## AIM OF THE TASK:
Show all lines that include the string "chart"; copy each one.

## COLLECTED MATERIAL:
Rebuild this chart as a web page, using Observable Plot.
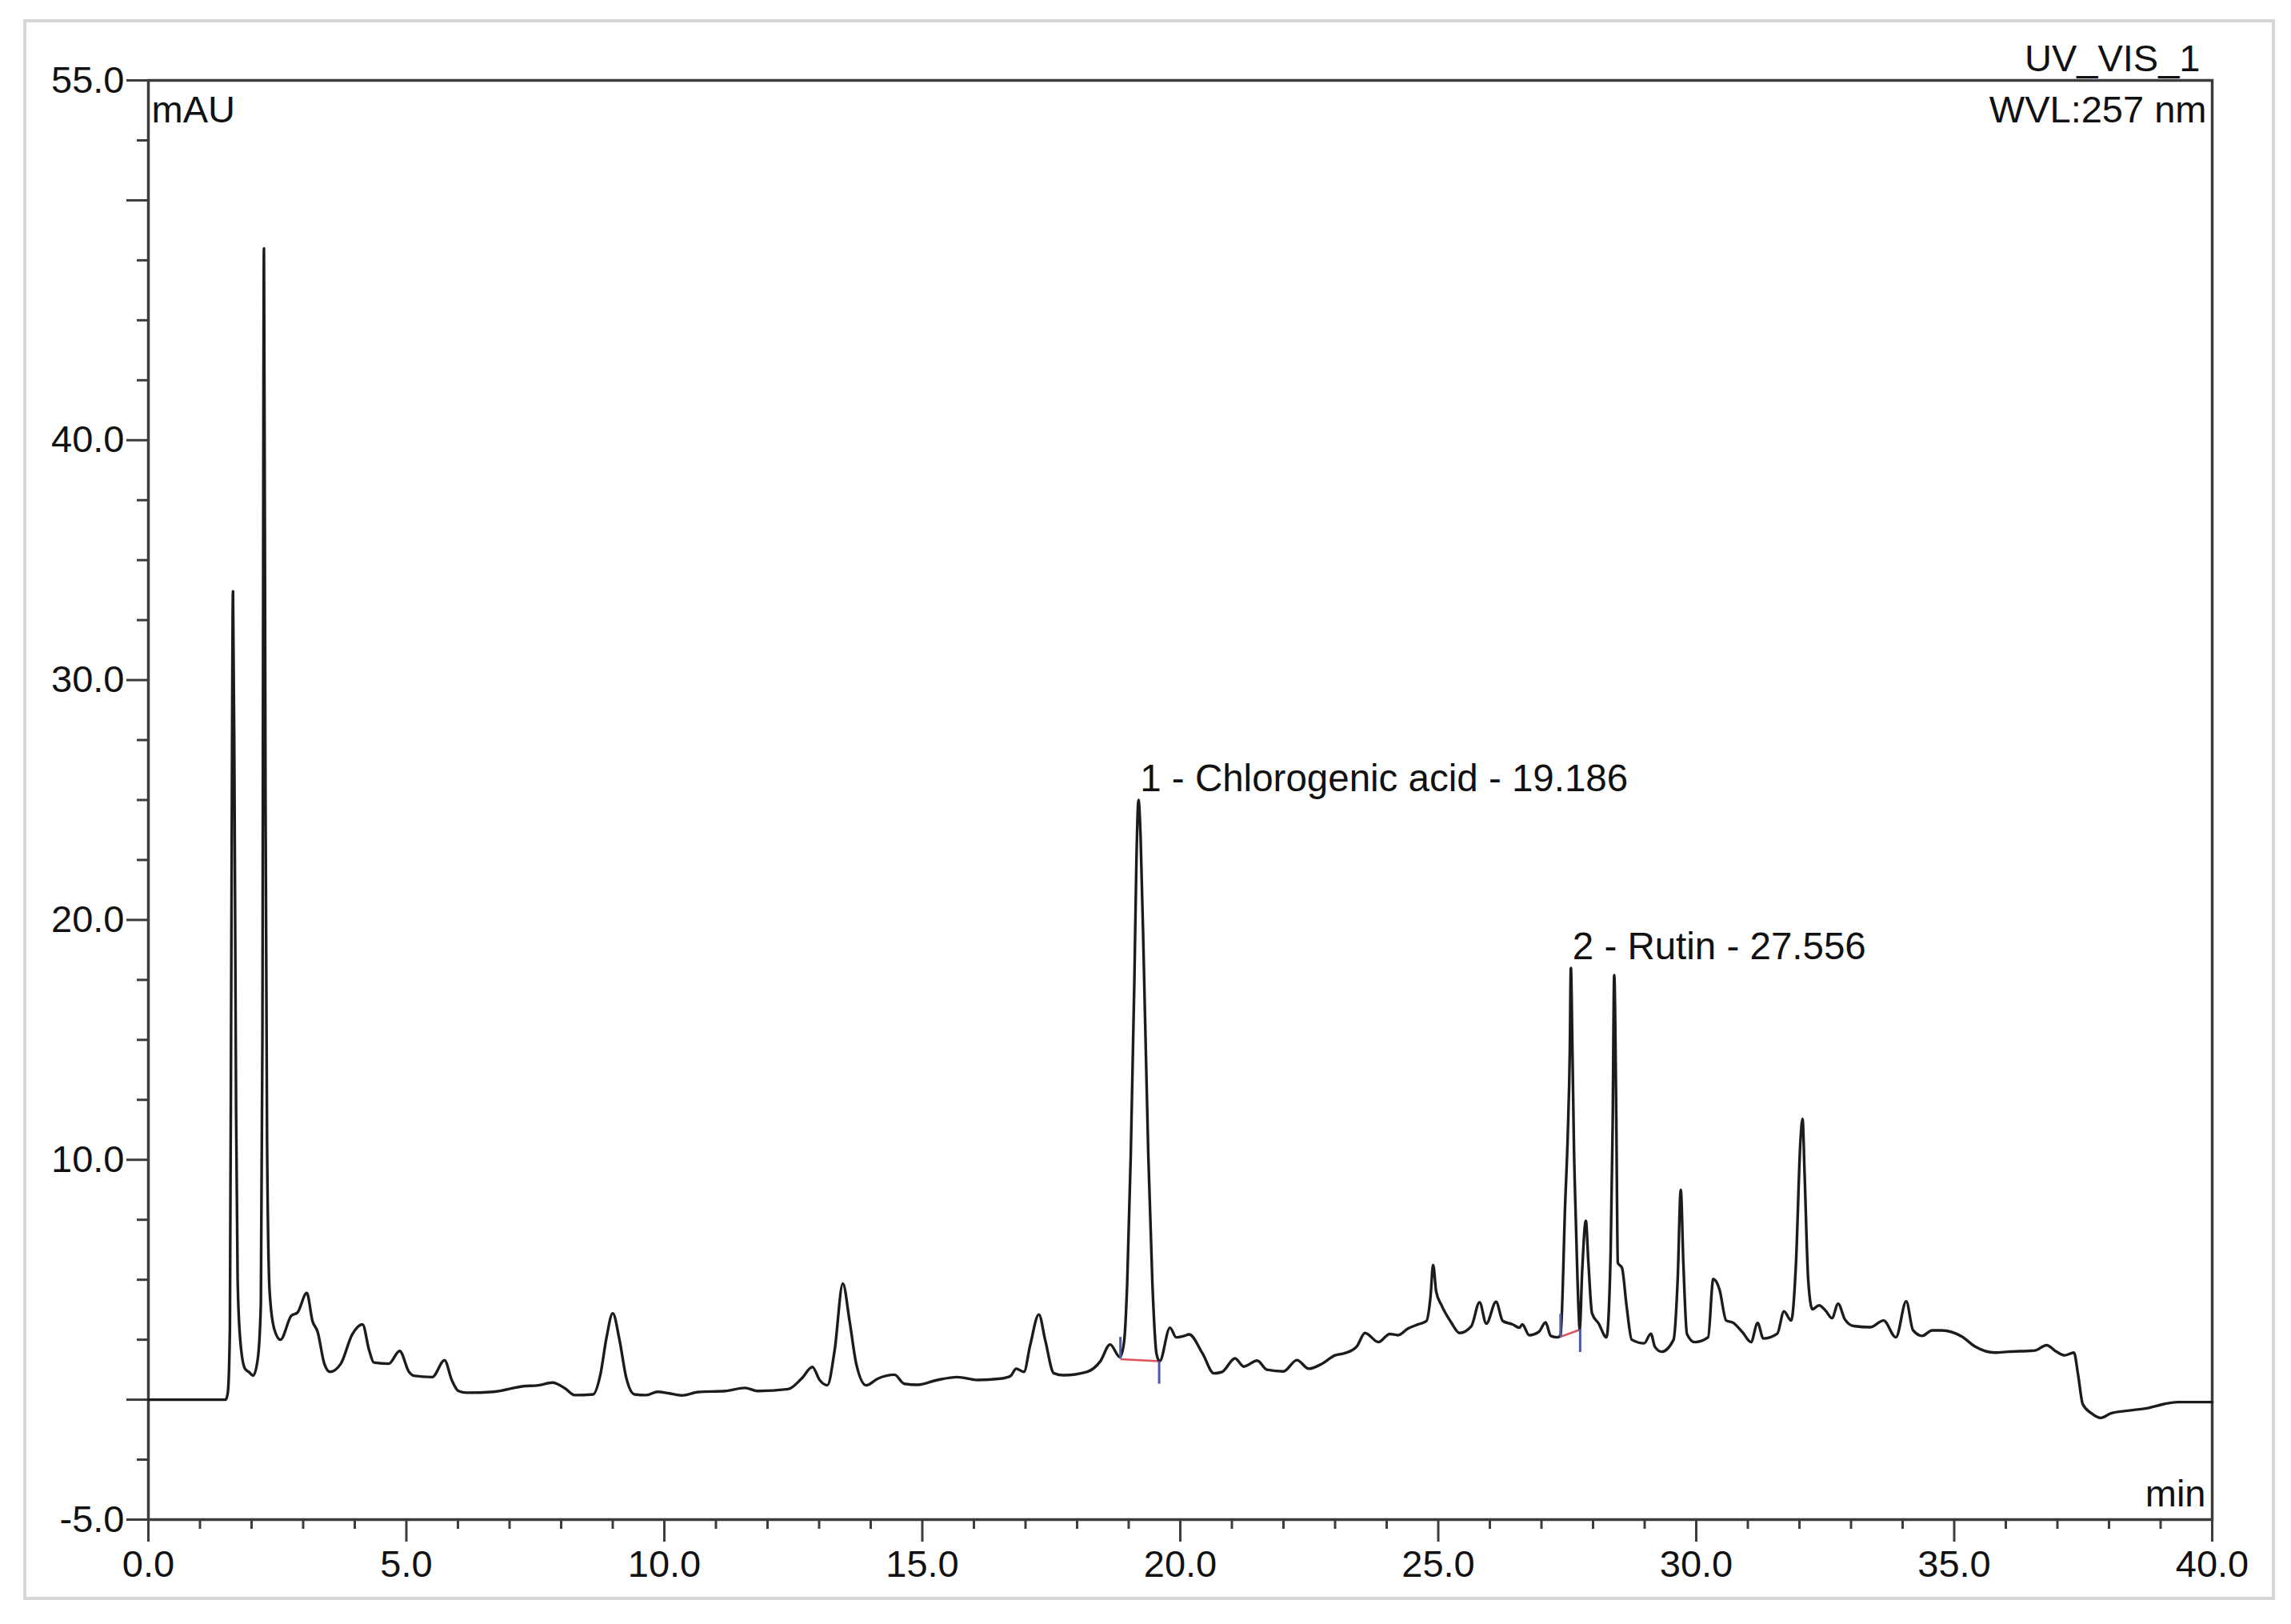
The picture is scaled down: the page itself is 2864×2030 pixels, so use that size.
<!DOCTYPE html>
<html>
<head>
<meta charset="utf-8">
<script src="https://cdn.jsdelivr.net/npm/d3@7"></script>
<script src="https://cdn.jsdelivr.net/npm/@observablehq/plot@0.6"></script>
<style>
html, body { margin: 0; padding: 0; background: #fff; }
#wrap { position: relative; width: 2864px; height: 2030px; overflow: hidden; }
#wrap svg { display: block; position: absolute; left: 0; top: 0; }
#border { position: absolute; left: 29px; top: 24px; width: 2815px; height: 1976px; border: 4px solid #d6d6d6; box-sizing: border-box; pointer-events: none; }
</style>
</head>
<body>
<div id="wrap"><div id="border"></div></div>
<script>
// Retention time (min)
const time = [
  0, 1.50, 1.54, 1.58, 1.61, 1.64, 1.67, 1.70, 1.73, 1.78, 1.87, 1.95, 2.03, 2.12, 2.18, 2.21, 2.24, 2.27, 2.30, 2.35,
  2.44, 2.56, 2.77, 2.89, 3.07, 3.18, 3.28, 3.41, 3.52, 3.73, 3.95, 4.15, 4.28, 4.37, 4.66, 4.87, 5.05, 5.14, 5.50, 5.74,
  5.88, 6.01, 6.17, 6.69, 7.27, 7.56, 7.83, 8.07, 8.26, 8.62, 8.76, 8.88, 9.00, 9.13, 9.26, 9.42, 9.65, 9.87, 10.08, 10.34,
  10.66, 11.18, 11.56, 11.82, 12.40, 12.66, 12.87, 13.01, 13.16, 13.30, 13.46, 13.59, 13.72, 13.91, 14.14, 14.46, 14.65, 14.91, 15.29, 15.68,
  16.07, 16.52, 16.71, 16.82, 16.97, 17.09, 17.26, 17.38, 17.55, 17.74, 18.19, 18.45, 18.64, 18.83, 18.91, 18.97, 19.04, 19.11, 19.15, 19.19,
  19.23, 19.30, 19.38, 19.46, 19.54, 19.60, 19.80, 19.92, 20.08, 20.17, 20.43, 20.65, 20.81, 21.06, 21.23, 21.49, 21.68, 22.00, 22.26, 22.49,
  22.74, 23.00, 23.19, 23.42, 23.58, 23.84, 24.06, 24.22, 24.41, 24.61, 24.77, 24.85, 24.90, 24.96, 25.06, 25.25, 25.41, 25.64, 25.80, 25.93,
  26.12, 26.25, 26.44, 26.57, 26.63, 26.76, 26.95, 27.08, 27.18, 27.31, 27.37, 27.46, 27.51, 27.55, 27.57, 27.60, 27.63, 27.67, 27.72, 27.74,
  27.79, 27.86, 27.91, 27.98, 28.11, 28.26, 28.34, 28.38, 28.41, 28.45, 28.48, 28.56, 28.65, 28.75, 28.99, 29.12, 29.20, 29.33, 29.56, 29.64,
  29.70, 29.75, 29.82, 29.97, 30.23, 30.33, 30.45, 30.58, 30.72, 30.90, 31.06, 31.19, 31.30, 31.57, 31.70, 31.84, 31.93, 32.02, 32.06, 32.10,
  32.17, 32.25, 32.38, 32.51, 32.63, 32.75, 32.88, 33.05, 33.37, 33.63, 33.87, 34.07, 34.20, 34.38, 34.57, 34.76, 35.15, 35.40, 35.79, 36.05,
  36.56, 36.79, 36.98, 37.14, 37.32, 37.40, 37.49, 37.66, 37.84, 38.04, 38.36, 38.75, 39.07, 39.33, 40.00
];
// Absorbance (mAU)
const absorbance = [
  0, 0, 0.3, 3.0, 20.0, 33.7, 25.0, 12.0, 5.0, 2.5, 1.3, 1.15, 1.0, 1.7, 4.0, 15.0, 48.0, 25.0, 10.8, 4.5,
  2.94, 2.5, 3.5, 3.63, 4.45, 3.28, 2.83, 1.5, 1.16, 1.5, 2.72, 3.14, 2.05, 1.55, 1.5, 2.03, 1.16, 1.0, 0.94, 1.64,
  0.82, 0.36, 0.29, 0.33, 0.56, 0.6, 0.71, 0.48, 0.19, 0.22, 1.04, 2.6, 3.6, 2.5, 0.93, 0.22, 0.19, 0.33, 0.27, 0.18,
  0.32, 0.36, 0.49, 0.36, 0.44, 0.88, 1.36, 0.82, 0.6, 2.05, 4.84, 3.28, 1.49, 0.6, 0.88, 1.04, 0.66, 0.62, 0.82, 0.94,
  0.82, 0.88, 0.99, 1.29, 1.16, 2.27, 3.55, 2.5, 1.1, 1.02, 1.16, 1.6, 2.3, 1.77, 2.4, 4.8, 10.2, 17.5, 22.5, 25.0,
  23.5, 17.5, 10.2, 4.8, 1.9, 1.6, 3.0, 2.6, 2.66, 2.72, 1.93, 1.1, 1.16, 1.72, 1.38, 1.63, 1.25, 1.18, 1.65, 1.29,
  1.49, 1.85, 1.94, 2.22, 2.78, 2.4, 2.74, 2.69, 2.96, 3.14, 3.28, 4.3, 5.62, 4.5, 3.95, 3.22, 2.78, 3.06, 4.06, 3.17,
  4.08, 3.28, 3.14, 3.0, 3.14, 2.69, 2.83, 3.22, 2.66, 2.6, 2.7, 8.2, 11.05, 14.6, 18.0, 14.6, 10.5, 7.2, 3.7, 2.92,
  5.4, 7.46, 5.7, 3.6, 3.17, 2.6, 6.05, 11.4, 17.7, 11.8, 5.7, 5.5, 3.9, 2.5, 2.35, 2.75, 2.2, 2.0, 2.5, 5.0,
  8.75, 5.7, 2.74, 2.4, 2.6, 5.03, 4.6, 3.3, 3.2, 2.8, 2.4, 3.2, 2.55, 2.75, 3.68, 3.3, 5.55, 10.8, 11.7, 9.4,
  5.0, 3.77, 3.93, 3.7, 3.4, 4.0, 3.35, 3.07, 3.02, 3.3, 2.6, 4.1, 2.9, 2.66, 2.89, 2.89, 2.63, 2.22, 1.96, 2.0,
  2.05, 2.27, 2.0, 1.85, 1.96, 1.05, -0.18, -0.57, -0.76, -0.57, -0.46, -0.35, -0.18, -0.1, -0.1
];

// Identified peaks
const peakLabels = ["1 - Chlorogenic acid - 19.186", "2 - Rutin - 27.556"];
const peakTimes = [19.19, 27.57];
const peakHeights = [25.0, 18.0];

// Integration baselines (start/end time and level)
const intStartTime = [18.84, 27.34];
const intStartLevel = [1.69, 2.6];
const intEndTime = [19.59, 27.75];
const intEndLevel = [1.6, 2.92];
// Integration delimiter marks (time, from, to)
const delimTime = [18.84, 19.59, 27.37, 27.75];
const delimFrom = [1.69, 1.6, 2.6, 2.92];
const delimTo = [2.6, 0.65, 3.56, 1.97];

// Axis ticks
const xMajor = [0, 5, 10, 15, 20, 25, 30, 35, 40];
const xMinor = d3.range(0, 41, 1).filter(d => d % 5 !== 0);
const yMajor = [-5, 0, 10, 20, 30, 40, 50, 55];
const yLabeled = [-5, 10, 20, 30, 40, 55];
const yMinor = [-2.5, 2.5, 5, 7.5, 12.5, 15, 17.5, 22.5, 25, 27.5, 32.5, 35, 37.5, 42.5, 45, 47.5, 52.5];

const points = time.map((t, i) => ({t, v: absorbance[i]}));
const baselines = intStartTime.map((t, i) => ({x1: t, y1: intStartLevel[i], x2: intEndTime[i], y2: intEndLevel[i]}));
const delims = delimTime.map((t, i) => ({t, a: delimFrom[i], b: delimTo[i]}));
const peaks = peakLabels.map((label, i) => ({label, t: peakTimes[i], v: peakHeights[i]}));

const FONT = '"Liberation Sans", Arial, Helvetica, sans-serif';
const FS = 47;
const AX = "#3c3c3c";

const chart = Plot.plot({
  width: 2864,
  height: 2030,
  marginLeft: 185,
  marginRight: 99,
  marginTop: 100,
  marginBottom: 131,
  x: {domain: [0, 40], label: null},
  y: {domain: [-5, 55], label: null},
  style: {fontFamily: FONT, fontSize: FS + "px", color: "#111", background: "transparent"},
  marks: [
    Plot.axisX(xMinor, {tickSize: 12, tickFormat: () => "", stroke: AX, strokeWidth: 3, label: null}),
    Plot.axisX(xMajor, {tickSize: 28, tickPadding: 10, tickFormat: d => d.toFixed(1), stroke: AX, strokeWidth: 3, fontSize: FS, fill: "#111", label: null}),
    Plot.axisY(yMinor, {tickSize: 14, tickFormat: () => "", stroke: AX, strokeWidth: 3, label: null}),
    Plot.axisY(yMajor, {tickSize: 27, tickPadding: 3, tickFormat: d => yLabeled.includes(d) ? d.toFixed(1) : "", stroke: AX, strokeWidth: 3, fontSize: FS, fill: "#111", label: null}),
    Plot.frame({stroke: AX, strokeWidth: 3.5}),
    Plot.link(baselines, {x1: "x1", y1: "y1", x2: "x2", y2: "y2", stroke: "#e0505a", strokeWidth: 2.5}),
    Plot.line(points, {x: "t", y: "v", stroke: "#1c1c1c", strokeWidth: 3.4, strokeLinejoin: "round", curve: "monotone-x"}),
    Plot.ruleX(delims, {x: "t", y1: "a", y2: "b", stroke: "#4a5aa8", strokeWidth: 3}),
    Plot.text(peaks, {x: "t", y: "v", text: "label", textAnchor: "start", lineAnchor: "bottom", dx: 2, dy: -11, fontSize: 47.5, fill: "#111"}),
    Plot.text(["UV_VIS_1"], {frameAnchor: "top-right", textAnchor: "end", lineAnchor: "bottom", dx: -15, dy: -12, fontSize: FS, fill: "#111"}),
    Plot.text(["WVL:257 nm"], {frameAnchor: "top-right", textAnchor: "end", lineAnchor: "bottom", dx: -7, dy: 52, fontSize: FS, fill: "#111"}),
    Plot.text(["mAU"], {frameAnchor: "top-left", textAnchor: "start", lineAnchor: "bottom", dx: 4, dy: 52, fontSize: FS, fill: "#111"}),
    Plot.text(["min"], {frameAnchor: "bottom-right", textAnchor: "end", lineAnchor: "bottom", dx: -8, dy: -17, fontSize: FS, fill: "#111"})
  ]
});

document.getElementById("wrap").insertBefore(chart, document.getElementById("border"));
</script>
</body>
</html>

## ANSWER TO THE PROBLEM:
Rebuild this chart as a web page, using Observable Plot.
const chart = Plot.plot({
document.getElementById("wrap").insertBefore(chart, document.getElementById("border"));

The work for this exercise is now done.